The vocals in “Drooping Spirit” will prevent listeners from becoming spellbound, but it still represents something of a lull before “Expulsion of Revulsion”, which sounds completely enraged, utterly beleaguered, and monumentally destructive. It discharges a morass of heaving and clawing bass-guitar abrasion, earth-shaking low-end upheavals, bomb-like detonations, crazed screaming, and a cruel cornucopia of other demented and demolishing noises (some of which sound like a saxophone being tortured). Again, there are cranium-popping, spine-snapping drum rhythms in the mix too, which help keep you tied down as the rest of the instrumentation inflicts its ruinous ministrations.

Speaking of ruinous, the opening collage of freaked-out noise that opens “Rustling of the Spheres” is definitely that. The ensuing craggy bass notes wander and weave like a drugged beast. A siren seems to scream behind a fusillade of jolting percussive grooves, which get out of the way as the bass starts lurching again, joined by paralyzing shrieks.

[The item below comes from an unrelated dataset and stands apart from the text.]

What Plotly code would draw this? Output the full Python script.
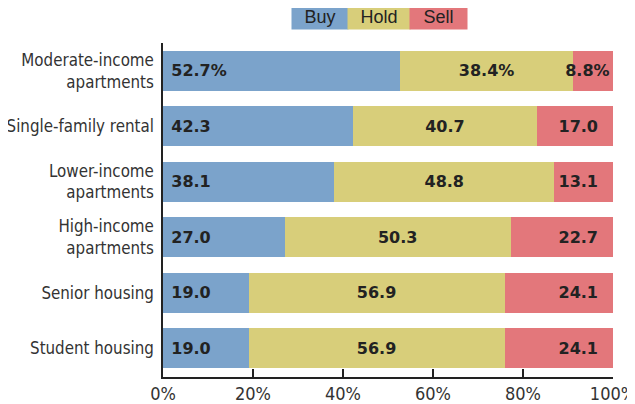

“Silence of the Lead” began the EP, and “Deafness of Lead” ends it — with rusted organ-like tones and acid-bathed-blood-spraying screams. The agony of whatever is making the riff is palpable. The track begins to sound almost symphonic in the mutated ringing tones with which it ends, sounds that leave no hope for the future.

This will be Beneath The Sod’s third release after their debut album Circling the Drain (Fort Evil Fruit, 2017), and their split with Crypticum, Transmorphic Eye (Cursed Monk Records, 2018). It features guest vocals from Richard Carson (Unyielding Love). It’s available for preorder now.